About Me

Ithaca, New York
MWF, now officially 42, loves long walks on the beach and laughing with friends ... oh, wait. By day, I'm a mid-level university administrator reluctant to be more specific on a public forum. Nights and weekends, though, I'm a homebody with strong nerdist leanings. I'm never happier than when I'm chatting around the fire, playing board games, cooking up some pasta, and/or road-tripping with my family and friends. I studied psychology and then labor economics in school, and I work in higher education. From time to time I get smug, obsessive, or just plain boring about some combination of these topics, especially when inequality, parenting, or consumer culture are involved. You have been warned.

Saturday, November 14, 2009

118 - The Disappearing Girl

Odd juxtaposition, this. In between reading The Disappearing Girl: Learning the Language of Teenage Depression, by Lisa Machoian (Dutton, 2005) today, I was selling Girl Scout cookies with a passel of tweens, on a college campus where we were surrounded by young women (and men) just on the other side of adolescence. Neither is that unusual an event, but it did put some of Machoian's warning into sharper focus.

My initial reaction is that Disappearing Girl was a decent enough book, well-written, and packed with extended, moving case studies. Machoian's goal seems to be to assist parents, counselors, and others who work with adolescent girls in understanding what depression looks like in this population, and how they can best help. I'm neither a clinician nor the parent of an adolescent (yet), but it seems like for the most part, she succeeds; if nothing else, the few reviews I was able to find online were positive.

There's not a lot of new content here; I can't say I learned much about depression or female adolescence that I didn't already know, though (as my blog-reading public will attest) I do tend to gobble up books on both topics. What is new is Machoian's focus on portraying, in direct quotes and paraphrases, the girls' own experiences of depression and its onset. She also returns repeatedly to the problem of distinguishing normal teenaged angst from genuine depression, and in the final chapters, offers some guidelines for parents and others who struggle with this question.

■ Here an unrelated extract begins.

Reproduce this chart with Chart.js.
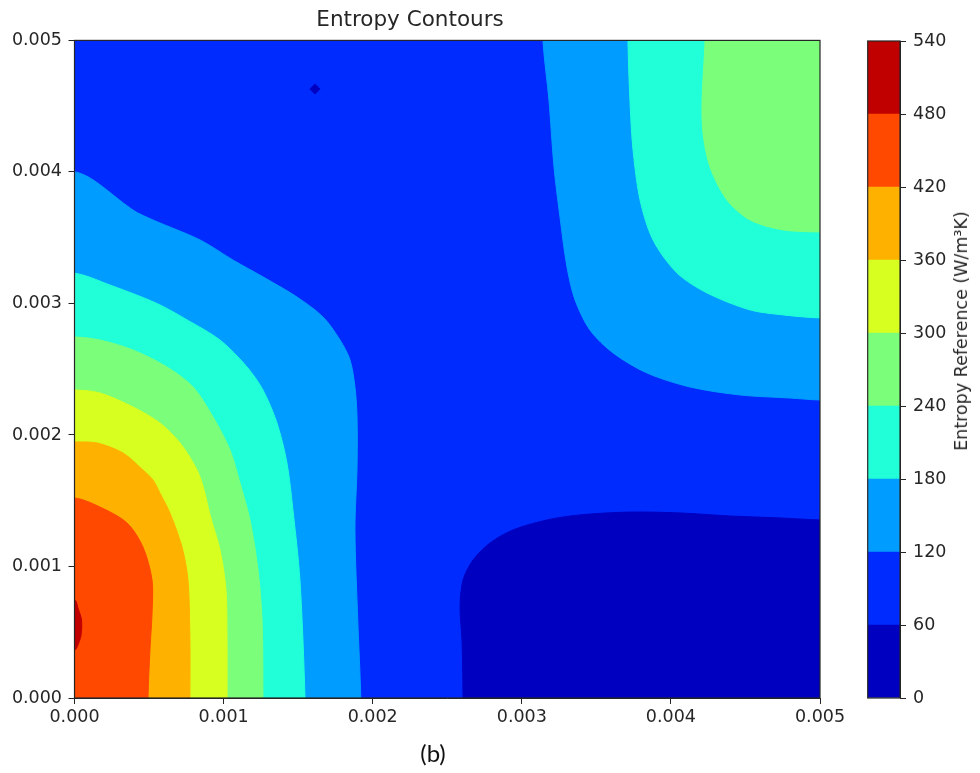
<!DOCTYPE html>
<html>
<head>
<meta charset="utf-8">
<script src="https://cdn.jsdelivr.net/npm/chart.js@4.4.0/dist/chart.umd.min.js"></script>
<style>
  html, body { margin: 0; padding: 0; background: #fff; }
  #wrap { position: relative; width: 980px; height: 773px; overflow: hidden; }
  #main { position: absolute; left: 0; top: 0; }
  #cbar { position: absolute; left: 850px; top: 0; }
  #cbLabel {
    position: absolute; left: 961px; top: 331px;
    transform: translate(-50%, -50%) rotate(-90deg);
    font: 17.5px "DejaVu Sans"; color: #262626; white-space: nowrap;
  }
  #caption {
    position: absolute; left: 433px; top: 752px;
    transform: translate(-50%, -50%);
    font: 24px Lato; color: #111;
  }
</style>
</head>
<body>
<div id="wrap">
  <canvas id="main" width="850" height="773"></canvas>
  <canvas id="cbar" width="130" height="773"></canvas>
  <div id="cbLabel">Entropy Reference (W/m³K)</div>
  <div id="caption">(b)</div>
</div>
<script>
// axes
const xMin = 0, xMax = 0.005, yMin = 0, yMax = 0.005;
const xTicks = [0, 0.001, 0.002, 0.003, 0.004, 0.005];
const yTicks = [0, 0.001, 0.002, 0.003, 0.004, 0.005];

// contour levels and the jet colour of each band
const levels = [0, 60, 120, 180, 240, 300, 360, 420, 480, 540];
const levelColors = ['#0000c0', '#002bff', '#009cff', '#20ffd7', '#7bff7b',
                     '#d7ff20', '#ffb100', '#ff4800', '#c00000'];

// contour lines, [x, y] in m
// lower-left hot spot, from left edge to bottom edge
const ll120 = [[0, 0.00400], [0.000124, 0.00394], [0.000392, 0.00371], [0.000526, 0.003635],
  [0.000842, 0.003483], [0.001063, 0.00333], [0.001264, 0.003202], [0.001492, 0.003049],
  [0.001667, 0.002897], [0.001781, 0.002722], [0.001848, 0.00257], [0.001881, 0.002365],
  [0.001895, 0.002137], [0.001895, 0.001757], [0.001881, 0.001278], [0.00190, 0.00059], [0.00192, 0]];
const ll180 = [[0, 0.00323], [0.000238, 0.00314], [0.000553, 0.00300], [0.000755, 0.002875],
  [0.000976, 0.002722], [0.001157, 0.002517], [0.001264, 0.002342], [0.001358, 0.002091],
  [0.001425, 0.001787], [0.001465, 0.00143], [0.001512, 0.000897], [0.001546, 0]];
const ll240 = [[0, 0.002745], [0.000171, 0.002722], [0.000392, 0.002646], [0.00062, 0.002517],
  [0.000795, 0.002365], [0.000929, 0.002137], [0.001043, 0.001886], [0.00111, 0.001635],
  [0.001177, 0.001354], [0.001231, 0.000973], [0.001258, 0.000593], [0.001264, 0]];
const ll300 = [[0, 0.002342], [0.000171, 0.002319], [0.000392, 0.002213], [0.000573, 0.002091],
  [0.000708, 0.001939], [0.000822, 0.001734], [0.000869, 0.001582], [0.000909, 0.001392],
  [0.000976, 0.001125], [0.001016, 0.000821], [0.001023, 0.000441], [0.001023, 0]];
const ll360 = [[0, 0.001947], [0.000151, 0.001939], [0.000325, 0.001863], [0.000459, 0.001734],
  [0.000526, 0.001658], [0.000573, 0.001559], [0.00064, 0.001407], [0.000721, 0.001148],
  [0.000761, 0.000897], [0.000774, 0.000441], [0.000774, 0]];
const ll420 = [[0, 0.001521], [0.000171, 0.001452], [0.000352, 0.001331], [0.000459, 0.001148],
  [0.00052, 0.000897], [0.00052, 0.000646], [0.000506, 0.000365], [0.000493, 0]];
// tiny peak on the left edge
const ll480 = [[0, 0.000745], [0.000023, 0.000684], [0.000047, 0.000593], [0.000044, 0.000479],
  [0.000023, 0.000403], [0, 0.000365]];
// upper-right, from top edge to right edge
const ur120 = [[0.003142, 0.005], [0.003182, 0.004548], [0.003216, 0.004038], [0.003256, 0.003658],
  [0.003303, 0.003278], [0.003357, 0.003027], [0.003457, 0.002798], [0.003612, 0.002624],
  [0.00384, 0.002471], [0.004128, 0.002365], [0.004464, 0.002304], [0.004799, 0.002281], [0.005, 0.002266]];
const ur180 = [[0.003712, 0.005], [0.003725, 0.004548], [0.003746, 0.004167], [0.003793, 0.003787],
  [0.00388, 0.003483], [0.004041, 0.003232], [0.004242, 0.00308], [0.00453, 0.002951],
  [0.004752, 0.002913], [0.005, 0.00289]];
const ur240 = [[0.004229, 0.005], [0.004209, 0.004548], [0.004215, 0.004297], [0.004262, 0.004038],
  [0.004376, 0.003787], [0.00453, 0.003635], [0.004752, 0.003559], [0.005, 0.003544]];
// lower-right cold region (below 60), from bottom edge to right edge
const br60 = [[0.002606, 0], [0.002599, 0.000441], [0.002586, 0.000692], [0.002606, 0.000897],
  [0.002673, 0.001049], [0.002787, 0.001179], [0.002941, 0.001278], [0.003169, 0.001354],
  [0.00339, 0.001392], [0.003726, 0.001414], [0.004061, 0.001407], [0.004396, 0.001384],
  [0.004732, 0.001369], [0.005, 0.001354]];
// small cold spot near the top
const coldSpot = [[0.001613, 0.004631]];

// close each line outside the plot so the clip hides the joins
const pad = 0.0004;
function leftToBottom(p) {
  const a = p[0], b = p[p.length - 1];
  return [[xMin - pad, a[1]], ...p, [b[0], yMin - pad], [xMin - pad, yMin - pad], [xMin - pad, a[1]]];
}
function leftToLeft(p) {
  const a = p[0], b = p[p.length - 1];
  return [[xMin - pad, a[1]], ...p, [xMin - pad, b[1]], [xMin - pad, a[1]]];
}
function topToRight(p) {
  const a = p[0], b = p[p.length - 1];
  return [[a[0], yMax + pad], ...p, [xMax + pad, b[1]], [xMax + pad, yMax + pad], [a[0], yMax + pad]];
}
function bottomToRight(p) {
  const a = p[0], b = p[p.length - 1];
  return [[a[0], yMin - pad], ...p, [xMax + pad, b[1]], [xMax + pad, yMin - pad], [a[0], yMin - pad]];
}
const fullArea = [[xMin - pad, yMin - pad], [xMax + pad, yMin - pad], [xMax + pad, yMax + pad],
  [xMin - pad, yMax + pad], [xMin - pad, yMin - pad]];

function region(pts, color, tension) {
  return {
    data: pts.map(p => ({x: p[0], y: p[1]})),
    showLine: true,
    fill: 'shape',
    backgroundColor: color,
    borderColor: color,
    borderWidth: 1,
    pointRadius: 0,
    tension: tension
  };
}

// painter's order, bottom first
const layers = [
  region(fullArea, levelColors[1], 0),
  region(bottomToRight(br60), levelColors[0], 0.3),
  region(topToRight(ur120), levelColors[2], 0.3),
  region(topToRight(ur180), levelColors[3], 0.3),
  region(topToRight(ur240), levelColors[4], 0.3),
  region(leftToBottom(ll120), levelColors[2], 0.3),
  region(leftToBottom(ll180), levelColors[3], 0.3),
  region(leftToBottom(ll240), levelColors[4], 0.3),
  region(leftToBottom(ll300), levelColors[5], 0.3),
  region(leftToBottom(ll360), levelColors[6], 0.3),
  region(leftToBottom(ll420), levelColors[7], 0.3),
  region(leftToLeft(ll480), levelColors[8], 0.3),
  {
    data: coldSpot.map(p => ({x: p[0], y: p[1]})),
    pointStyle: 'rectRot', pointRadius: 5.5, borderWidth: 0,
    backgroundColor: levelColors[0], showLine: false
  }
];
// chart.js draws the first dataset on top, so reverse with order
layers.forEach((d, i) => { d.order = layers.length - i; });

const ink = '#262626';
const tickFont = {family: 'DejaVu Sans', size: 17.5};

const frame = {
  id: 'frame',
  afterDraw(chart) {
    const {ctx, chartArea: a} = chart;
    ctx.save();
    ctx.strokeStyle = ink;
    ctx.lineWidth = 1.2;
    ctx.strokeRect(a.left, a.top, a.right - a.left, a.bottom - a.top);
    ctx.restore();
  }
};

new Chart(document.getElementById('main'), {
  type: 'scatter',
  data: {datasets: layers},
  plugins: [frame],
  options: {
    responsive: false,
    animation: false,
    elements: {line: {capBezierPoints: false}},
    layout: {padding: {left: 0, right: 30, top: 0, bottom: 0}},
    plugins: {
      legend: {display: false},
      tooltip: {enabled: false},
      title: {
        display: true,
        text: 'Entropy Contours',
        color: ink,
        font: {family: 'DejaVu Sans', size: 21.5, weight: 'normal'},
        padding: {top: 8, bottom: 6.6}
      }
    },
    scales: {
      x: {
        type: 'linear', min: xMin, max: xMax,
        afterBuildTicks: s => { s.ticks = xTicks.map(v => ({value: v})); },
        afterFit: s => { s.height = 75; },
        ticks: {callback: v => v.toFixed(3), font: tickFont, color: ink, padding: 3, maxRotation: 0, autoSkip: false},
        grid: {drawOnChartArea: false, tickLength: 6, color: ink},
        border: {display: true, color: ink}
      },
      y: {
        type: 'linear', min: yMin, max: yMax,
        afterBuildTicks: s => { s.ticks = yTicks.map(v => ({value: v})); },
        afterFit: s => { s.width = 74.5; },
        ticks: {callback: v => v.toFixed(3), font: tickFont, color: ink, padding: 6.5, autoSkip: false},
        grid: {drawOnChartArea: false, tickLength: 6, color: ink},
        border: {display: true, color: ink}
      }
    }
  }
});

// colour bar: one stacked bar, a segment per band
const bands = levelColors.map((c, i) => ({
  data: [levels[i + 1] - levels[i]],
  backgroundColor: c,
  borderWidth: 0,
  barPercentage: 1,
  categoryPercentage: 1
}));

new Chart(document.getElementById('cbar'), {
  type: 'bar',
  data: {labels: [''], datasets: bands},
  plugins: [frame],
  options: {
    responsive: false,
    animation: false,
    layout: {padding: {left: 17.7, right: 0, top: 41, bottom: 75}},
    plugins: {legend: {display: false}, tooltip: {enabled: false}},
    scales: {
      x: {stacked: true, display: false},
      y: {
        stacked: true, position: 'right',
        min: levels[0], max: levels[levels.length - 1],
        afterBuildTicks: s => { s.ticks = levels.map(v => ({value: v})); },
        afterFit: s => { s.width = 80; },
        ticks: {font: tickFont, color: ink, padding: 7, autoSkip: false},
        grid: {drawOnChartArea: false, tickLength: 6, color: ink},
        border: {display: true, color: ink}
      }
    }
  }
});
</script>
</body>
</html>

I can't find too much to criticize about the book, with the possible exception of Machoian's tendency to insert herself into the girls' stories a bit more than seems necessary, but I also can't seem to find much concrete to say to recommend it, either. This isn't because it's a "bad" book; on the contrary, one Amazon reviewer called it "paradoxically uplifting," which I can see; yes, it's a book about teenage depression, but it also reflects tremendous hope, both on the part of the girls Machoian profiles and the author, that this condition can be understood and treated. Mostly, I just came away feeling like I'd read this book before. Yes, it's more psychology and less culture than, say, The Triple Bind, but it also suggests that I've gotten into a bit of a rut when it comes to reading about certain subjects. I think perhaps I just need to lay off the books on treating and/or parenting adolescents, and read some nice juicy fiction for a while.